AI/TLDR

TRL

Post-train and align language models with SFT, DPO, GRPO, and reward modeling

Overview

TRL (Transformers Reinforcement Learning) is a Hugging Face library for post-training foundation models. It gives you ready-made trainer classes for the common alignment methods: Supervised Fine-Tuning (SFT), reward modeling, Direct Preference Optimization (DPO), and Group Relative Policy Optimization (GRPO).

It is built on top of the Transformers ecosystem, so each trainer is a light wrapper around the standard Transformers trainer and works with many model architectures. It is aimed at machine learning engineers and researchers who want to fine-tune or align a model on their own dataset without writing a training loop from scratch.

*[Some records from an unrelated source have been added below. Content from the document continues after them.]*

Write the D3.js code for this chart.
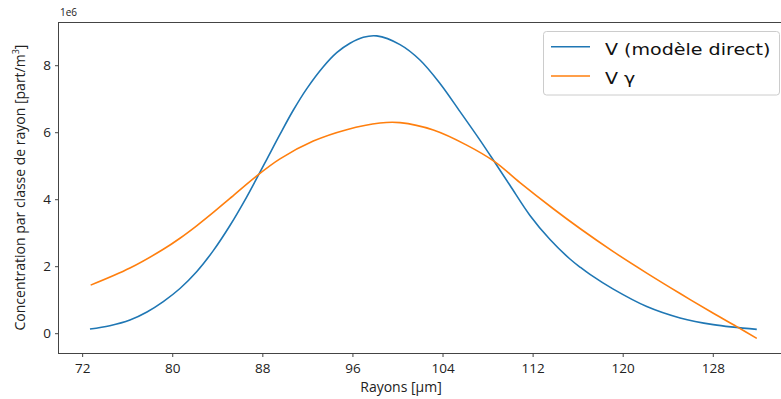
<!DOCTYPE html>
<html>
<head>
<meta charset="utf-8">
<script src="https://cdn.jsdelivr.net/npm/d3@7"></script>
<style>
  html, body { margin: 0; padding: 0; background: #fff; overflow: hidden; }
  svg { display: block; }
</style>
</head>
<body>
<svg id="chart" width="781" height="399"></svg>
<script>
// ---- data ----
const rayonsDirect = [72.74, 74.5, 76.29, 77.8, 79.25, 80.73, 82.21, 83.69, 85.17, 86.65, 87.39, 88.43, 89.61, 90.79, 91.98, 93.46, 94.65, 95.83, 97.01, 98.2, 100.27, 102.04, 103.82, 105.6, 107.37, 108.7, 110.03, 111.81, 113.59, 115.36, 116.25, 117.14, 119.21, 122.18, 125.14, 128.09, 131.95];
const vDirect      = [0.11, 0.21, 0.38, 0.62, 0.93, 1.32, 1.82, 2.45, 3.20, 4.05, 4.51, 5.17, 5.92, 6.64, 7.28, 7.94, 8.36, 8.64, 8.82, 8.86, 8.60, 8.14, 7.44, 6.60, 5.75, 5.08, 4.40, 3.50, 2.78, 2.20, 1.96, 1.74, 1.30, 0.78, 0.44, 0.24, 0.10];
const rayonsGamma  = [72.8, 76.29, 79.25, 80.73, 82.21, 83.69, 85.17, 87.39, 89.61, 92.57, 95.53, 98.49, 100.27, 103.23, 106.19, 108.7, 110.92, 113.88, 116.25, 119.21, 122.18, 125.14, 128.09, 130.17, 131.95];
const vGamma       = [1.42, 1.93, 2.49, 2.82, 3.19, 3.59, 4.01, 4.64, 5.19, 5.72, 6.06, 6.26, 6.27, 6.05, 5.60, 5.10, 4.48, 3.70, 3.11, 2.42, 1.78, 1.17, 0.58, 0.18, -0.17];
const xTicks = [72, 80, 88, 96, 104, 112, 120, 128];
const yTicks = [0, 2, 4, 6, 8];
const seriesNames = ["V (modèle direct)", "V γ"];
const seriesColors = ["#1f77b4", "#ff7f0e"];

const svg = d3.select("#chart");
const mLeft = 58, mTop = 22, mRight = 790, mBottom = 353;

const x = d3.scaleLinear().domain([69.9, 134.9]).range([mLeft, mRight]);
const y = d3.scaleLinear().domain([-0.606, 9.275]).range([mBottom, mTop]);

const tickFont = "'Open Sans', 'DejaVu Sans', sans-serif";

// spines
svg.append("rect")
  .attr("x", mLeft + 0.5).attr("y", mTop + 0.5)
  .attr("width", mRight - mLeft).attr("height", mBottom - mTop)
  .attr("fill", "none").attr("stroke", "#444").attr("stroke-width", 1);

// x axis
const xAxis = svg.append("g")
  .attr("transform", `translate(0.5,${mBottom + 0.5})`)
  .call(d3.axisBottom(x).tickValues(xTicks).tickSize(3.5).tickSizeOuter(0).tickFormat(d3.format("d")));
xAxis.select(".domain").remove();
xAxis.selectAll("line").attr("stroke", "#444");
xAxis.selectAll("text").attr("fill", "#222").attr("font-size", "13.5px")
  .attr("font-family", tickFont).attr("dy", null).attr("y", 19);

// y axis
const yAxis = svg.append("g")
  .attr("transform", `translate(${mLeft + 0.5},0.5)`)
  .call(d3.axisLeft(y).tickValues(yTicks).tickSize(3.5).tickSizeOuter(0).tickFormat(d3.format("d")));
yAxis.select(".domain").remove();
yAxis.selectAll("line").attr("stroke", "#444");
yAxis.selectAll("text").attr("fill", "#222").attr("font-size", "13.5px")
  .attr("font-family", tickFont).attr("x", -7.5);

// offset text
svg.append("text").attr("x", 60).attr("y", 16)
  .attr("font-family", tickFont).attr("font-size", "10px").attr("fill", "#222")
  .text("1e6");

// axis labels
svg.append("text")
  .attr("x", 401).attr("y", 392)
  .attr("text-anchor", "middle")
  .attr("font-family", tickFont).attr("font-size", "14px").attr("fill", "#222")
  .text("Rayons [µm]");

const yl = svg.append("text")
  .attr("transform", `translate(25,${(mTop + mBottom) / 2}) rotate(-90)`)
  .attr("text-anchor", "middle")
  .attr("font-family", tickFont).attr("font-size", "14px").attr("fill", "#222");
yl.append("tspan").text("Concentration par classe de rayon [part/m");
yl.append("tspan").attr("baseline-shift", "super").attr("font-size", "9px").text("3");
yl.append("tspan").text("]");

// lines
const line = d3.line()
  .x(d => x(d[0])).y(d => y(d[1]))
  .curve(d3.curveCatmullRom.alpha(0.5));

const series = [
  d3.zip(rayonsDirect, vDirect),
  d3.zip(rayonsGamma, vGamma)
];
series.forEach((s, i) => {
  svg.append("path").datum(s)
    .attr("d", line)
    .attr("fill", "none")
    .attr("stroke", seriesColors[i])
    .attr("stroke-width", 1.6)
    .attr("stroke-linejoin", "round");
});

// legend
const lg = svg.append("g");
lg.append("rect")
  .attr("x", 543.5).attr("y", 31.5).attr("width", 236).attr("height", 63.5)
  .attr("rx", 3).attr("fill", "#fff").attr("fill-opacity", 0.8)
  .attr("stroke", "#ccc").attr("stroke-width", 1);
seriesNames.forEach((n, i) => {
  const yy = 46.7 + i * 29.3;
  lg.append("line")
    .attr("x1", 551).attr("x2", 590).attr("y1", yy).attr("y2", yy)
    .attr("stroke", seriesColors[i]).attr("stroke-width", 1.6);
  lg.append("text")
    .attr("transform", `translate(605,${yy + 7.8}) scale(1.23,1)`)
    .attr("font-family", "'DejaVu Sans', sans-serif").attr("font-size", "15.5px")
    .attr("fill", "#111")
    .text(n);
});
</script>
</body>
</html>
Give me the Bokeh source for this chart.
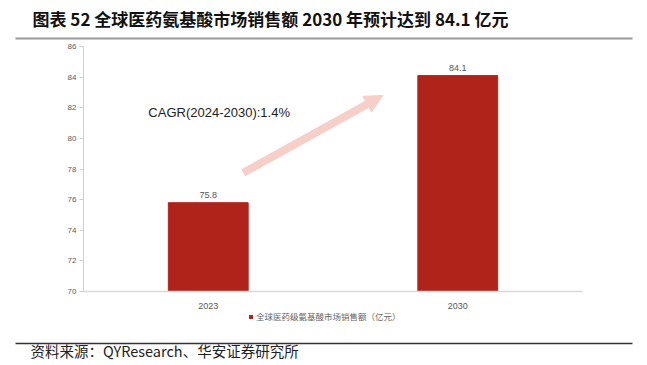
from bokeh.plotting import figure
from bokeh.models import (ColumnDataSource, Label, Arrow, NormalHead,
                          Legend, LegendItem, FactorRange, Range1d, FixedTicker)
from bokeh.layouts import column
from bokeh.core.properties import value
from bokeh.embed import file_html
from bokeh.resources import INLINE

years = ["2023", "2030"]
sales = [75.8, 84.1]
value_labels = ["75.8", "84.1"]
y_ticks = [70, 72, 74, 76, 78, 80, 82, 84, 86]
title_text = "图表 52 全球医药氨基酸市场销售额 2030 年预计达到 84.1 亿元"
legend_text = "全球医药级氨基酸市场销售额（亿元）"
source_text = "资料来源：QYResearch、华安证券研究所"
cagr_text = "CAGR(2024-2030):1.4%"

BAR = "#b0231a"
W = 640
LATIN = "Liberation Sans"
CJK = "Noto Sans CJK SC"


def blank(height):
    f = figure(width=W, height=height, x_range=Range1d(0, W), y_range=Range1d(height, 0),
               output_backend="svg", toolbar_location=None, min_border=0)
    f.axis.visible = False
    f.grid.visible = False
    f.outline_line_color = None
    f.frame_align = False
    return f


# header
top = blank(40)
top.add_layout(Label(x=32, y=18, text=title_text, text_font_size="17px",
                     text_font_style="bold", text_color="#111111",
                     text_font=CJK, text_baseline="middle"))
top.segment(x0=[15], y0=[38], x1=[632], y1=[38], line_color="#999999", line_width=2)

# main chart
MH = 271
p = figure(width=W, height=MH, x_range=FactorRange(*years, range_padding=0),
           y_range=Range1d(70, 86), output_backend="svg", toolbar_location=None,
           min_border_left=83, min_border_right=58, min_border_top=6, min_border_bottom=20)
p.outline_line_color = None
p.grid.visible = False
p.frame_align = False

src = ColumnDataSource(dict(x=years, top=sales, lab=value_labels))
r = p.vbar(x="x", top="top", bottom=70, width=0.32, source=src, fill_color=BAR, line_color=BAR)
p.text(x="x", y="top", text="lab", source=src, text_align="center", text_baseline="bottom",
       y_offset=-5, text_font_size="9px", text_color="#555555", text_font=value(LATIN))

p.yaxis.ticker = FixedTicker(ticks=y_ticks)
p.yaxis.axis_line_color = "#d0d0d0"
p.yaxis.major_tick_line_color = "#d0d0d0"
p.yaxis.major_tick_out = 4
p.yaxis.major_tick_in = 0
p.yaxis.minor_tick_line_color = None
p.yaxis.major_label_text_font_size = "8px"
p.yaxis.major_label_text_color = "#595959"
p.yaxis.major_label_text_font = LATIN
p.yaxis.major_label_standoff = 3
p.xaxis.axis_line_color = "#d9d9d9"
p.xaxis.axis_line_width = 1.5
p.xaxis.major_tick_line_color = None
p.xaxis.minor_tick_line_color = None
p.xaxis.major_label_text_font_size = "9px"
p.xaxis.major_label_text_color = "#595959"
p.xaxis.major_label_text_font = LATIN
p.xaxis.major_label_standoff = 5

p.add_layout(Arrow(x_start=0.64, y_start=77.75, x_end=1.2, y_end=82.8,
                   line_color="#f6d0c8", line_width=8,
                   end=NormalHead(size=18, fill_color="#f6d0c8", line_color="#f6d0c8")))
p.add_layout(Label(x=0.26, y=81.7, text=cagr_text, text_font_size="13px",
                   text_color="#222222", text_font=LATIN, text_baseline="middle"))

# footer with legend and source
BH = 52
bot = blank(BH)
# legend swatch only: a zero-size bar that draws nothing on the canvas
dummy = bot.vbar(x=[0], top=[0], bottom=0, width=0, fill_color=BAR, line_color=None)
legend = Legend(items=[LegendItem(label=legend_text, renderers=[dummy])],
                location=(248, BH - 11), glyph_width=5, glyph_height=5, label_standoff=3,
                padding=0, margin=0, label_text_font_size="8.5px",
                label_text_color="#666666", label_text_font=CJK,
                border_line_color=None, background_fill_alpha=0, label_height=10)
bot.add_layout(legend)
bot.segment(x0=[15], y0=[32], x1=[632], y1=[32], line_color="#333333", line_width=1.5)
bot.add_layout(Label(x=30, y=39, text=source_text, text_font_size="14.5px",
                     text_color="#222222", text_font=CJK, text_baseline="middle"))

layout = column(top, p, bot, spacing=0)
open("out.html", "w").write(file_html(layout, INLINE))
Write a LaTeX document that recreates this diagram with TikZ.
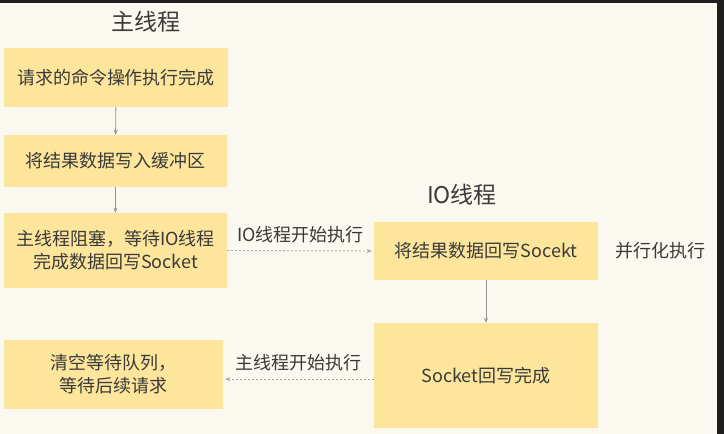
\documentclass[tikz,border=0pt]{standalone}
\usepackage{fontspec}
\setmainfont{Noto Sans CJK SC}
\usepackage{tikz}
\usetikzlibrary{arrows.meta}
\definecolor{paper}{HTML}{FAF8EF}
\definecolor{frame}{HTML}{1F1F1F}
\definecolor{boxfill}{HTML}{FDE59C}
\definecolor{ink}{HTML}{3A3A3A}
\colorlet{wire}{black!42}
\tikzset{
  every node/.style={text=ink,font=\fontsize{18}{23}\selectfont},
  taskbox/.style={fill=boxfill,align=center,inner sep=0pt},
  flow/.style={draw=wire,line width=0.9pt,-{Stealth[length=5pt,width=4pt]}},
  handoff/.style={flow,draw=black!35,dash pattern=on 2pt off 2pt,shorten >=2pt},
  heading/.style={font=\fontsize{23}{26}\selectfont},
}
\begin{document}
\begin{tikzpicture}[x=1pt,y=-1pt]
\useasboundingbox (0,0) rectangle (724,434);
\fill[paper] (0,0) rectangle (724,434);
\fill[frame] (0,0) rectangle (724,3);
\fill[frame] (717,0) rectangle (724,434);
\node[heading] (mainhead) at (146,22) {主线程};
\node[heading] (iohead) at (462,195) {IO线程};
\node[taskbox,minimum width=224pt,minimum height=59pt] (req) at (116,77.5) {请求的命令操作执行完成};
\node[taskbox,minimum width=223pt,minimum height=52pt] (buf) at (115.5,161) {将结果数据写入缓冲区};
\node[taskbox,minimum width=223pt,minimum height=75pt] (block) at (115.5,250.5) {主线程阻塞，等待IO线程\\完成数据回写Socket};
\node[taskbox,minimum width=219pt,minimum height=69pt] (clear) at (113.5,374.5) {清空等待队列，\\等待后续请求};
\node[taskbox,minimum width=224pt,minimum height=58pt] (iowrite) at (486,251) {将结果数据回写Socekt};
\node[taskbox,minimum width=224pt,minimum height=105pt] (iodone) at (486,375.5) {Socket回写完成};
\node (parallel) at (660,251) {并行化执行};
\draw[flow] (req) -- (buf);
\draw[flow] (buf) -- (block);
\draw[flow] (iowrite) -- (iodone);
\draw[handoff] (block.east) -- node[above=4pt] (iostart) {IO线程开始执行} (iowrite.west);
\draw[handoff] (iodone.west |- 0,379) -- node[above=4pt] (mainstart) {主线程开始执行} (clear.east |- 0,379);
\end{tikzpicture}
\end{document}
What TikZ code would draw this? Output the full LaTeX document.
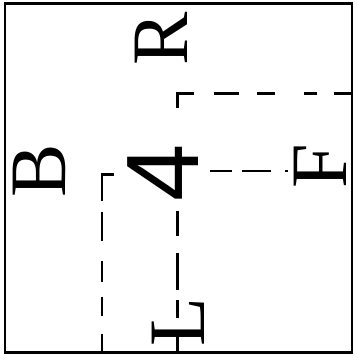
\documentclass[tikz,border=0pt]{standalone}
\usepackage{fontspec}
\setmainfont{Liberation Serif}
\newfontfamily\digitfont{Liberation Sans}
\begin{document}
\begin{tikzpicture}[x=1pt,y=-1pt,
  face/.style={rotate=90, inner sep=0pt, font=\fontsize{80}{80}\selectfont},
  numface/.style={rotate=90, inner sep=0pt, font=\digitfont\fontsize{103}{103}\selectfont},
  frameline/.style={line width=2.8pt},
  hiddenline/.style={line width=2.6pt}]
\useasboundingbox (0,0) rectangle (357,358);
% frame
\draw[frameline] (5,3.5) rectangle (352,352.5);
% labels
\node[face] (B) at (39,171) {B};
\node[face] (R) at (161,39) {R};
\node[face] (F) at (320,166) {F};
\node[face] (L) at (178,322) {L};
\node[numface] (four) at (163,173) {4};
% corner points of the hidden lines
\coordinate (la) at (114,174.5);
\coordinate (lc) at (102,174.5);
\coordinate (lb) at (102,352);
\coordinate (ma) at (352,93.5);
\coordinate (mc) at (177.5,93.5);
\coordinate (mb) at (177.5,352);
\coordinate (ha) at (210,170.5);
\coordinate (hb) at (290,170.5);
% left hidden line
\draw[hiddenline, line width=2.8pt,
  dash pattern=on 38pt off 11pt on 29pt off 20pt on 21pt off 15pt on 19pt off 18pt on 30pt]
  (la) -- (lc) -- (lb);
% top-right / middle hidden line
\draw[hiddenline, line width=2.3pt,
  dash pattern=on 18pt off 17pt on 13pt off 29pt on 18pt off 18pt on 25pt off 20pt on 31pt off 40pt on 50pt off 13pt on 25pt off 17pt on 37pt off 10pt on 18pt off 12pt on 30pt]
  (ma) -- (mc) -- (mb);
% horizontal hidden line to F
\draw[hiddenline, line width=2pt, dash pattern=on 22pt off 10pt on 29pt off 14pt on 3pt off 20pt]
  (ha) -- (hb);
\end{tikzpicture}
\end{document}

In the RLHF and alignment space, TRL covers the full pipeline from instruction tuning through preference optimization. It uses Accelerate to scale from a single GPU to multi-node clusters, and integrates with PEFT for LoRA/QLoRA and Unsloth for faster training.

What it does

  • Dedicated trainers for the main post-training methods: SFTTrainer, RewardTrainer, DPOTrainer, and GRPOTrainer
  • GRPOTrainer implements Group Relative Policy Optimization, which is more memory-efficient than PPO
  • Scales from a single GPU to multi-node clusters via Accelerate, with support for DDP, DeepSpeed ZeRO, and FSDP
  • PEFT integration enables training large models on modest hardware through quantization and LoRA/QLoRA
  • Unsloth integration uses optimized kernels to speed up training
  • Command line interface lets you run SFT or DPO without writing code

Getting started

Install TRL with pip, then pick a trainer for your method. The examples below come straight from the project README.

Install the package

Install TRL from PyPI.

bashbash
pip install trl

Run supervised fine-tuning

Use SFTTrainer to fine-tune a model on a dataset. Pass a model id and a training dataset, then call train().

pythonpython
from trl import SFTTrainer
from datasets import load_dataset

dataset = load_dataset("trl-lib/Capybara", split="train")

trainer = SFTTrainer(
    model="Qwen/Qwen2.5-0.5B",
    train_dataset=dataset,
)
trainer.train()

Align with preferences using DPO

DPOTrainer runs Direct Preference Optimization on a preference dataset.

pythonpython
from datasets import load_dataset
from trl import DPOTrainer

dataset = load_dataset("trl-lib/ultrafeedback_binarized", split="train")

trainer = DPOTrainer(
    model="Qwen/Qwen3-0.6B",
    train_dataset=dataset,
)
trainer.train()

Or skip the code with the CLI

The CLI runs post-training methods like SFT directly from the terminal.

bashbash
trl sft --model_name_or_path Qwen/Qwen2.5-0.5B \
    --dataset_name trl-lib/Capybara \
    --output_dir Qwen2.5-0.5B-SFT

Commands and code are distilled from the project's own documentation — always check the official repo for the latest.

When to use it

  • Instruction-tune a base model on your own dataset with SFTTrainer
  • Align a model to human preferences using DPO or a trained reward model
  • Apply GRPO to train reasoning or math models in a memory-efficient way
  • Fine-tune large models on limited hardware via PEFT LoRA/QLoRA and Unsloth

How TRL compares

TRL alongside other open-source rlhf & alignment tools AI/TLDR tracks, ranked by GitHub stars.

ToolStarsWhat it does
Open-R1★ 26.3kAn open reproduction of the DeepSeek-R1 reasoning pipeline, with scripts for GRPO training and reasoning-data generation.
verl★ 22kVolcano Engine's RL post-training framework (HybridFlow) for building GRPO, PPO, and other RL pipelines on top of FSDP, Megatron, and vLLM.
TRL★ 18.7kPost-train and align language models with SFT, DPO, GRPO, and reward modeling
Agent Lightning★ 17.3kAn open-source trainer from Microsoft that improves AI agents built with any framework using reinforcement learning, prompt optimization, and supervised fine-tuning.
ART★ 10kOpenPipe's Agent Reinforcement Trainer for post-training LLM agents on multi-step tasks using GRPO and rule- or judge-based rewards.
OpenRLHF★ 9.7kA Ray- and vLLM-based RLHF framework that scales PPO, GRPO, and REINFORCE++ training to models with 70B+ parameters.
Alignment Handbook★ 5.6kA set of recipes and scripts from Hugging Face showing how to run the full SFT-then-preference-alignment pipeline used to build aligned chat models.
Verifiers★ 4.2kA library for defining verifiable-reward environments and running reinforcement-learning fine-tuning of LLMs against those rewards.